[RECORDS SUPPLIED start]
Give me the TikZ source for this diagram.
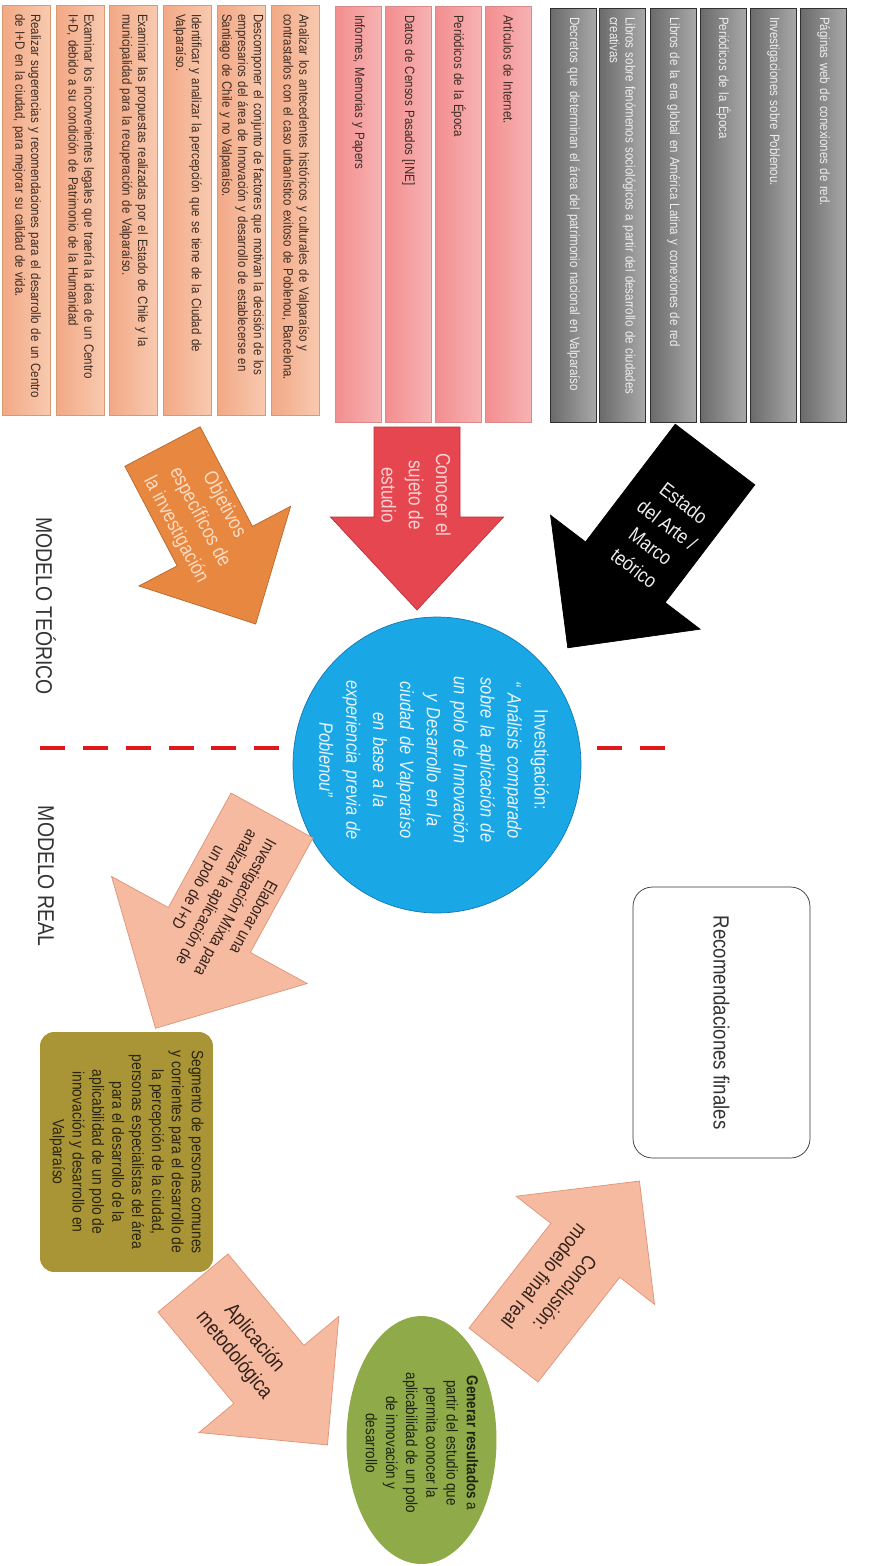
\documentclass[tikz,border=0pt]{standalone}
\usepackage{fontspec}
\setmainfont{Liberation Sans}[FakeStretch=0.85]
\usetikzlibrary{shapes.geometric}

\definecolor{objlight}{HTML}{F8CAB0}
\definecolor{objdark}{HTML}{F2A986}
\definecolor{objline}{HTML}{D89A72}
\definecolor{objtext}{HTML}{3B2B22}
\definecolor{pinklight}{HTML}{F7B3B3}
\definecolor{pinkdark}{HTML}{F38E90}
\definecolor{pinkline}{HTML}{D88A8C}
\definecolor{graylight}{HTML}{A9A9A9}
\definecolor{graydark}{HTML}{6B6B6B}
\definecolor{grayline}{HTML}{303030}
\definecolor{graytext}{HTML}{EEEEEE}
\definecolor{objarrowfill}{HTML}{E8873F}
\definecolor{objarrowline}{HTML}{B5682E}
\definecolor{objarrowtext}{HTML}{FBDCC4}
\definecolor{redfill}{HTML}{E6464F}
\definecolor{redline}{HTML}{B7343B}
\definecolor{redtext}{HTML}{F9D3D3}
\definecolor{bluefill}{HTML}{19A7E6}
\definecolor{blueline}{HTML}{1479B2}
\definecolor{bluetext}{HTML}{E8F5FC}
\definecolor{salmonfill}{HTML}{F5BA9F}
\definecolor{salmonline}{HTML}{DE9478}
\definecolor{salmontext}{HTML}{33211B}
\definecolor{olivefill}{HTML}{A99536}
\definecolor{olivetext}{HTML}{2A2410}
\definecolor{greenfill}{HTML}{8FAA48}
\definecolor{greentext}{HTML}{1E2410}
\definecolor{dashred}{HTML}{E0181C}
\definecolor{modeltext}{HTML}{333333}

% block arrow: style, tail middle, angle, shaft half width, head base, head half width, length
\newcommand{\blockarrow}[7]{%
  \draw[#1, shift={#2}, rotate=#3] (0,-#4) -- (#5,-#4) -- (#5,-#6) -- (#7,0)
    -- (#5,#6) -- (#5,#4) -- (0,#4) -- cycle;}

\begin{document}
\begin{tikzpicture}[x=0.02cm, y=0.02cm, line join=miter,
    col/.style={rotate=-90, anchor=north west, align=left, inner xsep=5pt, inner ysep=0pt,
      font=\fontsize{7.7}{9}\selectfont},
    objcol/.style={col, draw=objline, left color=objdark, right color=objlight, text=objtext,
      minimum width=8.2cm, minimum height=0.96cm, text width=7.85cm},
    pinkcol/.style={col, draw=pinkline, left color=pinkdark, right color=pinklight, text=objtext,
      minimum width=8.32cm, minimum height=0.92cm, text width=7.97cm},
    graycol/.style={col, draw=grayline, left color=graydark, right color=graylight, text=graytext,
      minimum width=8.28cm, minimum height=0.92cm, text width=7.93cm},
    objarrow/.style={fill=objarrowfill, draw=objarrowline, thin},
    redarrow/.style={fill=redfill, draw=redline, thin},
    artearrow/.style={fill=black, draw=black, thin},
    realarrow/.style={fill=salmonfill, draw=salmonline, thin},
    arrowtxt/.style={align=center, inner sep=0pt, font=\fontsize{11.5}{15.5}\selectfont},
    realtxt/.style={arrowtxt, text=salmontext},
    modelo/.style={rotate=-90, text=modeltext, font=\fontsize{13}{15}\selectfont},
    sepline/.style={dashred, line width=2.8pt, dash pattern=on 14.2pt off 10.2pt}]

\fill[white] (0,0) rectangle (881,-1566);
\useasboundingbox (0,0) rectangle (881,-1566);

% objetivos especificos
\node[objcol] (o1) at (51,-5) {Realizar sugerencias y recomendaciones para el desarrollo de un Centro\\de I+D en la ciudad, para mejorar su calidad de vida.};
\node[objcol] (o2) at (105,-5) {Examinar los inconvenientes legales que traería la idea de un Centro\\I+D, debido a su condición de Patrimonio de la Humanidad};
\node[objcol] (o3) at (158,-5) {Examinar las propuestas realizadas por el Estado de Chile y la\\municipalidad para la recuperación de Valparaíso.};
\node[objcol] (o4) at (212,-5) {Identificar y analizar la percepción que se tiene de la Ciudad de\\Valparaíso.};
\node[objcol] (o5) at (266,-5) {Descomponer el conjunto de factores que motivan la decisión de los\\empresarios del área de Innovación y desarrollo de establecerse en\\Santiago de Chile y no Valparaíso.};
\node[objcol] (o6) at (320,-5) {Analizar los antecedentes históricos y culturales de Valparaíso y\\contrastarlos con el caso urbanístico exitoso de Poblenou, Barcelona.};

% fuentes del sujeto de estudio
\node[pinkcol] (p1) at (382,-6) {Informes, Memorias y Papers};
\node[pinkcol] (p2) at (432,-6) {Datos de Censos Pasados [INE]};
\node[pinkcol] (p3) at (482,-6) {Periódicos de la Época};
\node[pinkcol] (p4) at (532,-6) {Artículos de Internet.};

% estado del arte
\node[graycol] (g1) at (597,-8) {Decretos que determinan el área del patrimonio nacional en Valparaíso};
\node[graycol] (g2) at (646,-8) {Libros sobre fenómenos sociológicos a partir del desarrollo de ciudades\\creativas};
\node[graycol] (g3) at (697,-8) {Libros de la era global en América Latina y conexiones de red};
\node[graycol] (g4) at (747,-8) {Periódicos de la Época};
\node[graycol] (g5) at (797,-8) {Investigaciones sobre Poblenou.};
\node[graycol] (g6) at (847,-8) {Páginas web de conexiones de red.};

% teorico / real
\coordinate (sepL) at (40,-748);
\coordinate (sepR) at (677,-748);
\draw[sepline] (sepL) -- (sepR);
\node[modelo] (mteo) at (46,-606) {MODELO TEÓRICO};
\node[modelo] (mreal) at (46,-876) {MODELO REAL};

% flechas de entrada
\blockarrow{objarrow}{(162.5,-446.5)}{-62.3}{42.5}{112.5}{85.7}{200.5}
\blockarrow{redarrow}{(417,-427)}{-90}{43}{90}{86.5}{183}
\blockarrow{artearrow}{(715,-454.5)}{-127.3}{50}{148}{94}{243}
\node[arrowtxt, text=objarrowtext, rotate=-62.3] (objetivos) at (199.7,-517.3) {Objetivos\\específicos de\\la investigación};
\node[arrowtxt, text=redtext, rotate=-90] (conocer) at (416,-495) {Conocer el\\sujeto de\\estudio};
\node[arrowtxt, text=graytext, rotate=-37.3] (estado) at (659,-535.5) {Estado\\del Arte /\\Marco\\teórico};

% investigacion
\node[ellipse, fill=bluefill, draw=blueline, minimum width=5.76cm, minimum height=5.92cm, inner sep=0pt] (inv) at (437,-765) {};
\node[rotate=-90, align=center, text width=3.7cm, inner sep=0pt, text=bluetext,
  font=\fontsize{11}{15.3}\selectfont] (invtxt) at (434,-760)
  {Investigación:\\\itshape “ Análisis comparado\\sobre la aplicación de\\un polo de Innovación\\y Desarrollo en la\\ciudad de Valparaíso\\en base a la\\experiencia previa de\\Poblenou”};

% modelo real
\blockarrow{realarrow}{(272,-815.5)}{-118.7}{46.75}{130.5}{111.5}{242.6}
\node[realtxt, rotate=-118.7, font=\fontsize{9.5}{12}\selectfont] (elaborar) at (225,-902) {Elaborar una\\Investigación Mixta para\\analizar la aplicación de\\un polo de I+D};

\node[rounded corners=8pt, fill=olivefill, rotate=-90, minimum width=4.8cm, minimum height=3.46cm,
  align=center, text=olivetext, font=\fontsize{9.3}{11.3}\selectfont] (segmento) at (126.5,-1152)
  {Segmento de personas comunes\\y corrientes para el desarrollo de\\la percepción de la ciudad,\\personas especialistas del área\\para el desarrollo de la\\aplicabilidad de un polo de\\innovación y desarrollo en\\Valparaíso};

\blockarrow{realarrow}{(193,-1283)}{-50.3}{45.5}{118.8}{91}{210.5}
\node[realtxt, rotate=-50.3, font=\fontsize{12}{15}\selectfont] (aplicacion) at (244,-1347) {Aplicación\\metodológica};

\node[ellipse, fill=greenfill, minimum width=3.0cm, minimum height=4.96cm, inner sep=0pt] (result) at (421.5,-1440) {};
\node[rotate=-90, align=center, inner sep=0pt, text=greentext, font=\fontsize{9}{11.5}\selectfont] (resulttxt) at (422,-1443)
  {\textbf{Generar resultados} a\\partir del estudio que\\permita conocer la\\aplicabilidad de un polo\\de innovación y\\desarrollo};

\blockarrow{realarrow}{(503.5,-1355)}{52}{43.8}{132.9}{87.8}{220.8}
\node[realtxt, rotate=-128, font=\fontsize{11.5}{15}\selectfont] (conclusion) at (555,-1285) {Conclusión:\\modelo final real};

\node[draw=modeltext, rounded corners=11pt, rotate=-90, minimum width=5.42cm, minimum height=3.54cm,
  text=modeltext, font=\fontsize{12.5}{15}\selectfont] (recom) at (721.5,-1022.5) {Recomendaciones finales};
\end{tikzpicture}
\end{document}
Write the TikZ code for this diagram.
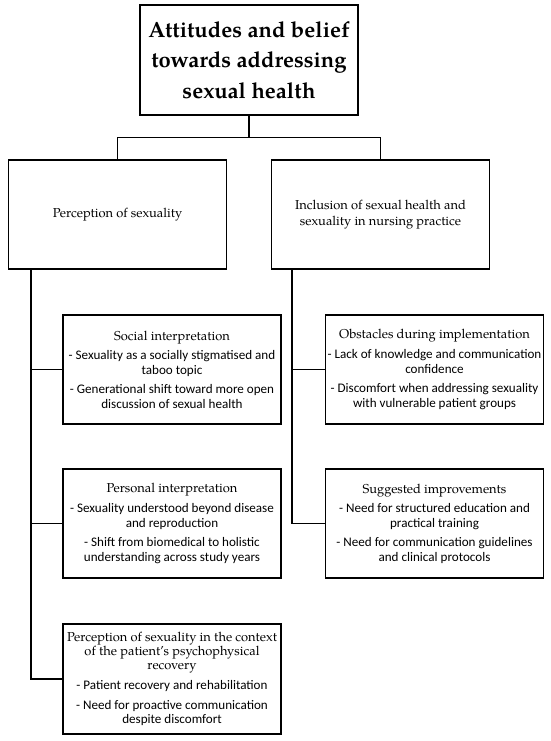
\documentclass[tikz,border=0pt]{standalone}
\usepackage{fontspec}
\setmainfont{texgyrepagella}[Extension=.otf, UprightFont=*-regular, BoldFont=*-bold, ItalicFont=*-italic, BoldItalicFont=*-bolditalic]
\newfontfamily\carl{Carlito}
\begin{document}
\begin{tikzpicture}[x=1pt,y=-1pt,
  box/.style={draw, line width=1.1pt, align=center, inner sep=0pt},
  topbox/.style={box, minimum width=218pt, minimum height=110pt, font=\bfseries\fontsize{22}{30.5}\selectfont},
  midbox/.style={box, minimum width=218pt, minimum height=109pt, font=\fontsize{12.9}{16}\selectfont},
  subbox/.style={box, minimum width=218pt, minimum height=109pt, font=\carl\fontsize{13.1}{14.3}\selectfont},
  conn/.style={line width=1.1pt}]
\useasboundingbox (0,0) rectangle (550,741);
\newcommand{\ttlf}[1]{{\rmfamily\fontsize{12.9}{16}\selectfont #1}}
\node[topbox] (top) at (249,60) {Attitudes and belief\\towards addressing\\sexual health};
\node[midbox] (left) at (117.5,214.5) {Perception of sexuality};
\node[midbox] (right) at (380.5,214.5) {Inclusion of sexual health and\\sexuality in nursing practice};
\node[subbox] (social) at (172,369.5) {\ttlf{Social interpretation}\\[5.5pt]- Sexuality as a socially stigmatised and\\taboo topic\\[5.5pt]- Generational shift toward more open\\discussion of sexual health};
\node[subbox] (obst) at (434.5,369.5) {\ttlf{Obstacles during implementation}\\[5.5pt]- Lack of knowledge and communication\\confidence\\[5.5pt]- Discomfort when addressing sexuality\\with vulnerable patient groups};
\node[subbox] (personal) at (172,523.5) {\ttlf{Personal interpretation}\\[5.5pt]- Sexuality understood beyond disease\\and reproduction\\[5.5pt]- Shift from biomedical to holistic\\understanding across study years};
\node[subbox] (suggest) at (434.5,523.5) {\ttlf{Suggested improvements}\\[5.5pt]- Need for structured education and\\practical training\\[5.5pt]- Need for communication guidelines\\and clinical protocols};
\node[subbox, minimum height=110pt] (recov) at (172,679) {\ttlf{Perception of sexuality in the context}\\\ttlf{of the patient’s psychophysical}\\\ttlf{recovery}\\[5.5pt]- Patient recovery and rehabilitation\\[5.5pt]- Need for proactive communication\\despite discomfort};
\draw[conn] (top.south) -- ++(0,22) -| (left.north);
\draw[conn] (top.south) -- ++(0,22) -| (right.north);
\draw[conn] ([xshift=23pt]left.south west) |- (social.west);
\draw[conn] ([xshift=23pt]left.south west) |- (personal.west);
\draw[conn] ([xshift=23pt]left.south west) |- (recov.west);
\draw[conn] ([xshift=21pt]right.south west) |- (obst.west);
\draw[conn] ([xshift=21pt]right.south west) |- (suggest.west);
\end{tikzpicture}
\end{document}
[RECORDS SUPPLIED end]
§ **GIVEN INSTRUCTION**:
Your task is to restate word for word the lines from the top of the data to the line containing "-- (#5,#6) -- (#5,#4) -- (0,#4)", both ends included, with every picture left out.

§ **WRITTEN SOLUTION**:
Give me the TikZ source for this diagram.
\documentclass[tikz,border=0pt]{standalone}
\usepackage{fontspec}
\setmainfont{Liberation Sans}[FakeStretch=0.85]
\usetikzlibrary{shapes.geometric}

\definecolor{objlight}{HTML}{F8CAB0}
\definecolor{objdark}{HTML}{F2A986}
\definecolor{objline}{HTML}{D89A72}
\definecolor{objtext}{HTML}{3B2B22}
\definecolor{pinklight}{HTML}{F7B3B3}
\definecolor{pinkdark}{HTML}{F38E90}
\definecolor{pinkline}{HTML}{D88A8C}
\definecolor{graylight}{HTML}{A9A9A9}
\definecolor{graydark}{HTML}{6B6B6B}
\definecolor{grayline}{HTML}{303030}
\definecolor{graytext}{HTML}{EEEEEE}
\definecolor{objarrowfill}{HTML}{E8873F}
\definecolor{objarrowline}{HTML}{B5682E}
\definecolor{objarrowtext}{HTML}{FBDCC4}
\definecolor{redfill}{HTML}{E6464F}
\definecolor{redline}{HTML}{B7343B}
\definecolor{redtext}{HTML}{F9D3D3}
\definecolor{bluefill}{HTML}{19A7E6}
\definecolor{blueline}{HTML}{1479B2}
\definecolor{bluetext}{HTML}{E8F5FC}
\definecolor{salmonfill}{HTML}{F5BA9F}
\definecolor{salmonline}{HTML}{DE9478}
\definecolor{salmontext}{HTML}{33211B}
\definecolor{olivefill}{HTML}{A99536}
\definecolor{olivetext}{HTML}{2A2410}
\definecolor{greenfill}{HTML}{8FAA48}
\definecolor{greentext}{HTML}{1E2410}
\definecolor{dashred}{HTML}{E0181C}
\definecolor{modeltext}{HTML}{333333}

% block arrow: style, tail middle, angle, shaft half width, head base, head half width, length
\newcommand{\blockarrow}[7]{%
  \draw[#1, shift={#2}, rotate=#3] (0,-#4) -- (#5,-#4) -- (#5,-#6) -- (#7,0)
    -- (#5,#6) -- (#5,#4) -- (0,#4) -- cycle;}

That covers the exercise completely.